### GIVEN MATERIAL
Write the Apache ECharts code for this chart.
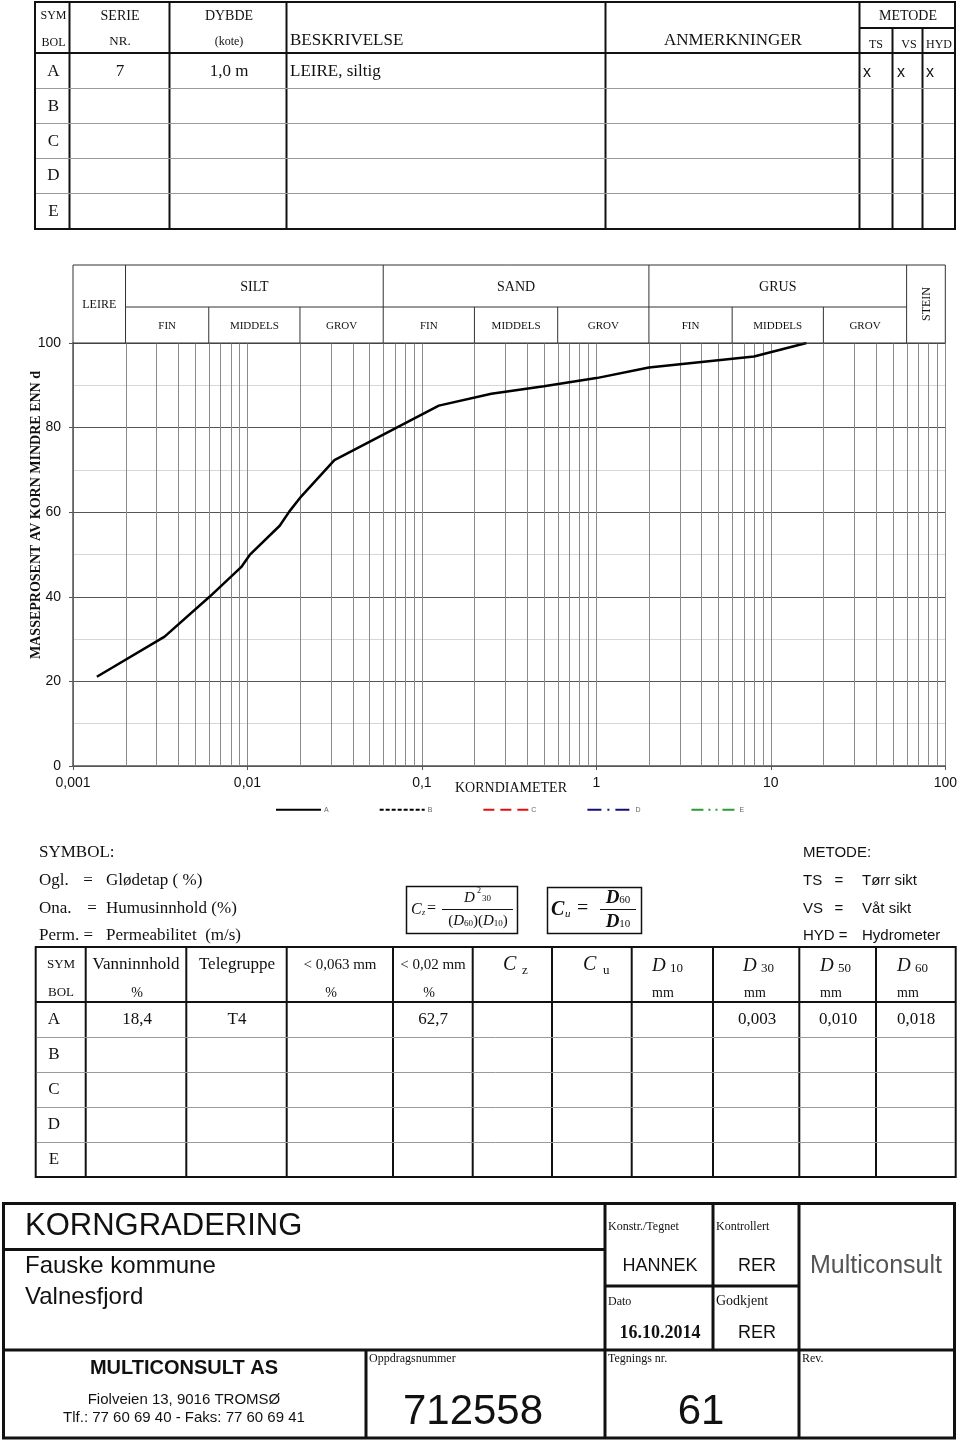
<!DOCTYPE html>
<html><head><meta charset="utf-8">
<script src="https://cdn.jsdelivr.net/npm/echarts@6/dist/echarts.min.js"></script>
<style>html,body{margin:0;padding:0;background:#fff}#c{width:960px;height:1442px}</style>
</head><body><div id="c"></div>
<script>
// ---------- DATA ----------
const grainSizeMm = [0.00137, 0.00335, 0.00606, 0.0092, 0.0103, 0.0153, 0.0174, 0.0203, 0.0315, 0.125, 0.25, 0.5, 1, 2, 4, 8, 16];
const passingA    = [21.1, 30.6, 40.0, 47.0, 49.9, 56.8, 60.2, 63.7, 72.3, 85.2, 88.0, 89.8, 91.7, 94.2, 95.5, 96.8, 100];
const seriesNames = ['A', 'B', 'C', 'D', 'E'];
const mainClasses = [['LEIRE', 0.001, 0.002], ['SILT', 0.002, 0.06], ['SAND', 0.06, 2], ['GRUS', 2, 60], ['STEIN', 60, 100]];
const subClasses  = [['FIN', 0.002, 0.006], ['MIDDELS', 0.006, 0.02], ['GROV', 0.02, 0.06],
                     ['FIN', 0.06, 0.2], ['MIDDELS', 0.2, 0.6], ['GROV', 0.6, 2],
                     ['FIN', 2, 6], ['MIDDELS', 6, 20], ['GROV', 20, 60]];
const rowSymbols = ['A', 'B', 'C', 'D', 'E'];
const topRowA = {serie: '7', dybde: '1,0 m', beskrivelse: 'LEIRE, siltig', ts: 'x', vs: 'x', hyd: 'x'};
const lowRowA = {vanninnhold: '18,4', telegruppe: 'T4', lt063: '', lt002: '62,7', cz: '', cu: '', d10: '', d30: '0,003', d50: '0,010', d60: '0,018'};

// ---------- STYLE ----------
const SERIF = '"Liberation Serif", "Times New Roman", serif';
const SANS = '"Liberation Sans", Arial, sans-serif';
const INK = '#111';

const chart = echarts.init(document.getElementById('c'), null, {renderer: 'canvas', width: 960, height: 1442});

function fmt(v) { return String(+(+v).toPrecision(4)).replace('.', ','); }

// minor log grid lines (2..9 per decade)
const minorX = [];
for (let e = -3; e < 2; e++) for (let k = 2; k <= 9; k++) minorX.push(+(k * Math.pow(10, e)).toPrecision(3));

const lineStyles = {
  A: {color: '#000', width: 2.5, type: 'solid'},
  B: {color: '#000', width: 2, type: [4, 2]},
  C: {color: '#e01010', width: 2, type: [11, 6]},
  D: {color: '#10107a', width: 2, type: [14, 6, 2, 6]},
  E: {color: '#2e9a3a', width: 2, type: [12, 5, 2, 5, 2, 5]}
};

const series = seriesNames.map(n => ({
  name: n, type: 'line', symbol: 'none', showSymbol: false, z: 5,
  color: lineStyles[n].color,
  lineStyle: lineStyles[n],
  data: n === 'A' ? grainSizeMm.map((d, j) => [d, passingA[j]]) : [],
  silent: true
}));

const option = {
  animation: false,
  backgroundColor: '#fff',
  grid: {left: 73, right: 13, top: 343, bottom: 676},
  xAxis: {
    type: 'log', logBase: 10, min: 0.001, max: 100, splitNumber: 5,
    axisLine: {show: true, lineStyle: {color: '#555', width: 1.5}},
    axisTick: {show: true, length: 4, lineStyle: {color: '#555'}},
    axisLabel: {formatter: fmt, fontFamily: SANS, fontSize: 14, color: INK, margin: 10},
    splitLine: {show: true, lineStyle: {color: '#8a8a8a', width: 1}},
    minorTick: {show: false}, minorSplitLine: {show: false}
  },
  yAxis: {
    type: 'value', min: 0, max: 100, interval: 20,
    axisLine: {show: true, lineStyle: {color: '#555', width: 1.5}},
    axisTick: {show: true, length: 4, lineStyle: {color: '#555'}},
    axisLabel: {fontFamily: SANS, fontSize: 14, color: INK, margin: 12},
    splitLine: {show: true, lineStyle: {color: '#555', width: 1}},
    minorTick: {show: false, splitNumber: 2},
    minorSplitLine: {show: true, lineStyle: {color: '#d6d6d6', width: 1}}
  },
  legend: {
    data: seriesNames, left: 275, top: 805, padding: 0, itemWidth: 45, itemHeight: 12, itemGap: 50,
    selectedMode: false,
    itemStyle: {opacity: 0},
    textStyle: {fontSize: 7, color: '#666', fontFamily: SANS, padding: [0, 0, 0, -2]}
  },
  series: series
};
chart.setOption(option);

// ---------- GRAPHIC (tables, header, texts) ----------
const G = [];
function T(x, y, s, size, o) {
  o = o || {};
  G.push({type: 'text', x: x, y: y, rotation: o.rot || 0, silent: true, z: 50,
    style: {text: s, fontSize: size, fontFamily: o.family || SERIF, fontWeight: o.weight || 'normal',
      fontStyle: o.style || 'normal', fill: o.color || INK,
      align: o.align || 'left', verticalAlign: 'middle', textAlign: o.align || 'left', textVerticalAlign: 'middle',
      rich: o.rich}});
}
function L(x1, y1, x2, y2, w, c, z) {
  G.push({type: 'line', silent: true, z: z == null ? 40 : z, shape: {x1: x1, y1: y1, x2: x2, y2: y2}, style: {stroke: c || INK, lineWidth: w || 1}});
}
function R(x, y, w, h, lw, c) {
  G.push({type: 'rect', silent: true, z: 40, shape: {x: x, y: y, width: w, height: h}, style: {fill: 'none', stroke: c || INK, lineWidth: lw || 1}});
}

const px = v => chart.convertToPixel({xAxisIndex: 0}, v);
const py = v => chart.convertToPixel({yAxisIndex: 0}, v);

// minor vertical grid lines of the log axis
minorX.forEach(v => { const x = Math.round(px(v)) + 0.5; L(x, py(100), x, py(0), 1, '#8a8a8a', 1); });

// --- top table ---
R(35, 2, 920, 227, 2);
[69.5, 169.5, 286.5, 605.5, 859.5].forEach(x => L(x, 2, x, 229, 2));
[892.5, 922.5].forEach(x => L(x, 28, x, 229, 2));
L(859.5, 28, 955, 28, 2);
L(35, 53, 955, 53, 2);
[88.5, 123.5, 158.5, 193.5].forEach(y => L(36, y, 954, y, 1, '#9a9a9a'));
T(53.5, 16, 'SYM', 12, {align: 'center'});
T(53.5, 43, 'BOL', 12, {align: 'center'});
T(120, 16, 'SERIE', 14, {align: 'center'});
T(120, 42, 'NR.', 13, {align: 'center'});
T(229, 16, 'DYBDE', 14, {align: 'center'});
T(229, 42, '(kote)', 12, {align: 'center'});
T(290, 41, 'BESKRIVELSE', 17);
T(733, 41, 'ANMERKNINGER', 17, {align: 'center'});
T(908, 16, 'METODE', 14, {align: 'center'});
T(876, 45, 'TS', 12, {align: 'center'});
T(909, 45, 'VS', 12, {align: 'center'});
T(939, 45, 'HYD', 12, {align: 'center'});
const topRowY = [72, 107, 142, 176, 212];
rowSymbols.forEach((s, i) => T(53.5, topRowY[i], s, 17, {align: 'center'}));
T(120, 72, topRowA.serie, 17, {align: 'center'});
T(229, 72, topRowA.dybde, 17, {align: 'center'});
T(290, 72, topRowA.beskrivelse, 17);
T(863, 73, topRowA.ts, 16, {family: SANS});
T(897, 73, topRowA.vs, 16, {family: SANS});
T(926, 73, topRowA.hyd, 16, {family: SANS});

// --- plot header ---
const hTop = 265, hMid = 307, hBot = py(100);
const xL = px(0.001), xR = px(100);
R(xL, hTop, xR - xL, hBot - hTop, 1, '#333');
L(px(0.002), hMid, px(60), hMid, 1, '#333');
mainClasses.forEach(([name, a, b], i) => {
  if (i > 0) L(px(a), hTop, px(a), hBot, 1, '#333');
  const cx = (px(a) + px(b)) / 2;
  if (name === 'LEIRE') T(cx, 305, name, 12, {align: 'center'});
  else if (name === 'STEIN') T(cx + 1, 304, name, 12, {align: 'center', rot: Math.PI / 2});
  else T(cx, 287, name, 14, {align: 'center'});
});
subClasses.forEach(([name, a, b], i) => {
  if (i % 3 !== 0) L(px(a), hMid, px(a), hBot, 1, '#333');
  T((px(a) + px(b)) / 2, 326, name, 11, {align: 'center'});
});

// axis names
T(36, 515, 'MASSEPROSENT AV KORN MINDRE ENN d', 14, {align: 'center', weight: 'bold', rot: Math.PI / 2});
T(511, 788, 'KORNDIAMETER', 14, {align: 'center'});

// --- symbol / method legend texts ---
T(39, 853, 'SYMBOL:', 17);
T(39, 881, 'Ogl.', 17); T(88, 881, '=', 17, {align: 'center'}); T(106, 881, 'Glødetap ( %)', 17);
T(39, 909, 'Ona.', 17); T(92, 909, '=', 17, {align: 'center'}); T(106, 909, 'Humusinnhold (%)', 17);
T(39, 936, 'Perm. =', 17); T(106, 936, 'Permeabilitet  (m/s)', 17);

T(803, 853, 'METODE:', 15, {family: SANS});
T(803, 881, 'TS', 15, {family: SANS}); T(839, 881, '=', 15, {family: SANS, align: 'center'}); T(862, 881, 'Tørr sikt', 15, {family: SANS});
T(803, 909, 'VS', 15, {family: SANS}); T(839, 909, '=', 15, {family: SANS, align: 'center'}); T(862, 909, 'Våt sikt', 15, {family: SANS});
T(803, 936, 'HYD =', 15, {family: SANS}); T(862, 936, 'Hydrometer', 15, {family: SANS});

// formula Cz
R(406.5, 886.5, 111, 47, 1.5);
T(411, 910, 'C', 16, {style: 'italic'});
T(422, 913, 'z', 8, {style: 'italic'});
T(427, 909, '=', 16);
T(464, 898, 'D', 15, {style: 'italic'});
T(477, 891, '2', 8);
T(482, 899, '30', 9);
L(442, 909.5, 513, 909.5, 1);
T(478, 921, '{p|(}{d|D}{s|60}{p|)(}{d|D}{s|10}{p|)}', 15, {align: 'center', rich: {
  p: {fontSize: 15, fontFamily: SERIF}, d: {fontSize: 15, fontFamily: SERIF, fontStyle: 'italic'}, s: {fontSize: 9, fontFamily: SERIF, padding: [6, 0, 0, 0]}}});
// formula Cu
R(547.5, 887.5, 94, 46, 1.5);
T(551, 910, 'C', 20, {style: 'italic', weight: 'bold'});
T(565, 914, 'u', 11, {style: 'italic'});
T(577, 909, '=', 20);
T(618, 898, '{d|D}{s|60}', 18, {align: 'center', rich: {d: {fontSize: 19, fontFamily: SERIF, fontStyle: 'italic', fontWeight: 'bold'}, s: {fontSize: 11, fontFamily: SERIF, padding: [4, 0, 0, 0]}}});
L(600, 909.5, 636, 909.5, 1);
T(618, 922, '{d|D}{s|10}', 18, {align: 'center', rich: {d: {fontSize: 19, fontFamily: SERIF, fontStyle: 'italic', fontWeight: 'bold'}, s: {fontSize: 11, fontFamily: SERIF, padding: [4, 0, 0, 0]}}});

// --- lower table ---
const lcols = [35.7, 85.7, 186.3, 286.7, 393, 472.7, 552, 631.7, 713, 799.3, 876, 955.7];
const lTop = 947, lHead = 1002, lBot = 1177;
R(lcols[0], lTop, lcols[11] - lcols[0], lBot - lTop, 2);
lcols.slice(1, 11).forEach(x => L(x, lTop, x, lBot, 2));
L(lcols[0], lHead, lcols[11], lHead, 2);
[1037.5, 1072.5, 1107.5, 1142.5].forEach(y => L(lcols[0] + 1, y, lcols[11] - 1, y, 1, '#9a9a9a'));
T(61, 965, 'SYM', 13, {align: 'center'});
T(61, 993, 'BOL', 13, {align: 'center'});
T(136, 965, 'Vanninnhold', 17, {align: 'center'});
T(137, 993, '%', 14, {align: 'center'});
T(237, 965, 'Telegruppe', 17, {align: 'center'});
T(340, 965, '< 0,063 mm', 15, {align: 'center'});
T(331, 993, '%', 14, {align: 'center'});
T(433, 965, '< 0,02 mm', 15, {align: 'center'});
T(429, 993, '%', 14, {align: 'center'});
T(503, 965, 'C', 20, {style: 'italic'}); T(522, 971, 'z', 13);
T(583, 965, 'C', 20, {style: 'italic'}); T(603, 971, 'u', 13);
[['10', 652, 663], ['30', 743, 755], ['50', 820, 831], ['60', 897, 908]].forEach(([s, x, mx]) => {
  T(x, 966, 'D', 19, {style: 'italic'});
  T(x + 18, 969, s, 13);
  T(mx, 993, 'mm', 14, {align: 'center'});
});
const lowRowY = [1020, 1055, 1090, 1125, 1160];
rowSymbols.forEach((s, i) => T(54, lowRowY[i], s, 17, {align: 'center'}));
T(137, 1020, lowRowA.vanninnhold, 17, {align: 'center'});
T(237, 1020, lowRowA.telegruppe, 17, {align: 'center'});
T(340, 1020, lowRowA.lt063, 17, {align: 'center'});
T(433, 1020, lowRowA.lt002, 17, {align: 'center'});
T(757, 1020, lowRowA.d30, 17, {align: 'center'});
T(838, 1020, lowRowA.d50, 17, {align: 'center'});
T(916, 1020, lowRowA.d60, 17, {align: 'center'});

// --- title block ---
R(3.5, 1203.5, 951, 234.5, 3);
L(3, 1249.5, 605, 1249.5, 3);
L(3, 1350, 955, 1350, 3);
L(366, 1350, 366, 1438, 3);
L(605, 1203, 605, 1438, 3);
L(713, 1203, 713, 1350, 3);
L(799, 1203, 799, 1438, 3);
L(605, 1286, 799, 1286, 3);
T(25, 1226, 'KORNGRADERING', 31, {family: SANS});
T(25, 1266, 'Fauske kommune', 24, {family: SANS});
T(25, 1297, 'Valnesfjord', 24, {family: SANS});
T(184, 1368, 'MULTICONSULT AS', 20, {family: SANS, weight: 'bold', align: 'center'});
T(184, 1400, 'Fiolveien 13, 9016 TROMSØ', 15, {family: SANS, align: 'center'});
T(184, 1418, 'Tlf.: 77 60 69 40 - Faks: 77 60 69 41', 15, {family: SANS, align: 'center'});
T(369, 1359, 'Oppdragsnummer', 12);
T(473, 1412, '712558', 42, {family: SANS, align: 'center'});
T(608, 1227, 'Konstr./Tegnet', 12);
T(716, 1227, 'Kontrollert', 12);
T(660, 1266, 'HANNEK', 18, {family: SANS, align: 'center'});
T(757, 1266, 'RER', 18, {family: SANS, align: 'center'});
T(608, 1302, 'Dato', 12);
T(716, 1301, 'Godkjent', 14);
T(660, 1333, '16.10.2014', 18, {weight: 'bold', align: 'center'});
T(757, 1333, 'RER', 18, {family: SANS, align: 'center'});
T(608, 1359, 'Tegnings nr.', 12);
T(701, 1412, '61', 42, {family: SANS, align: 'center'});
T(802, 1359, 'Rev.', 12);
T(876, 1266, 'Multiconsult', 25, {family: SANS, color: '#555', align: 'center'});

chart.setOption({graphic: {elements: G}});
</script>
</body></html>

### DIRECTION
From the first line of the listing above, repeat every line through the one holding "return String(+(+v).toPrecision(4)).replace('.', ',');". Both ends count, and pictures stay out.

### WRITTEN ANSWER
Write the Apache ECharts code for this chart.
<!DOCTYPE html>
<html><head><meta charset="utf-8">
<script src="https://cdn.jsdelivr.net/npm/echarts@6/dist/echarts.min.js"></script>
<style>html,body{margin:0;padding:0;background:#fff}#c{width:960px;height:1442px}</style>
</head><body><div id="c"></div>
<script>
// ---------- DATA ----------
const grainSizeMm = [0.00137, 0.00335, 0.00606, 0.0092, 0.0103, 0.0153, 0.0174, 0.0203, 0.0315, 0.125, 0.25, 0.5, 1, 2, 4, 8, 16];
const passingA    = [21.1, 30.6, 40.0, 47.0, 49.9, 56.8, 60.2, 63.7, 72.3, 85.2, 88.0, 89.8, 91.7, 94.2, 95.5, 96.8, 100];
const seriesNames = ['A', 'B', 'C', 'D', 'E'];
const mainClasses = [['LEIRE', 0.001, 0.002], ['SILT', 0.002, 0.06], ['SAND', 0.06, 2], ['GRUS', 2, 60], ['STEIN', 60, 100]];
const subClasses  = [['FIN', 0.002, 0.006], ['MIDDELS', 0.006, 0.02], ['GROV', 0.02, 0.06],
                     ['FIN', 0.06, 0.2], ['MIDDELS', 0.2, 0.6], ['GROV', 0.6, 2],
                     ['FIN', 2, 6], ['MIDDELS', 6, 20], ['GROV', 20, 60]];
const rowSymbols = ['A', 'B', 'C', 'D', 'E'];
const topRowA = {serie: '7', dybde: '1,0 m', beskrivelse: 'LEIRE, siltig', ts: 'x', vs: 'x', hyd: 'x'};
const lowRowA = {vanninnhold: '18,4', telegruppe: 'T4', lt063: '', lt002: '62,7', cz: '', cu: '', d10: '', d30: '0,003', d50: '0,010', d60: '0,018'};

// ---------- STYLE ----------
const SERIF = '"Liberation Serif", "Times New Roman", serif';
const SANS = '"Liberation Sans", Arial, sans-serif';
const INK = '#111';

const chart = echarts.init(document.getElementById('c'), null, {renderer: 'canvas', width: 960, height: 1442});

function fmt(v) { return String(+(+v).toPrecision(4)).replace('.', ','); }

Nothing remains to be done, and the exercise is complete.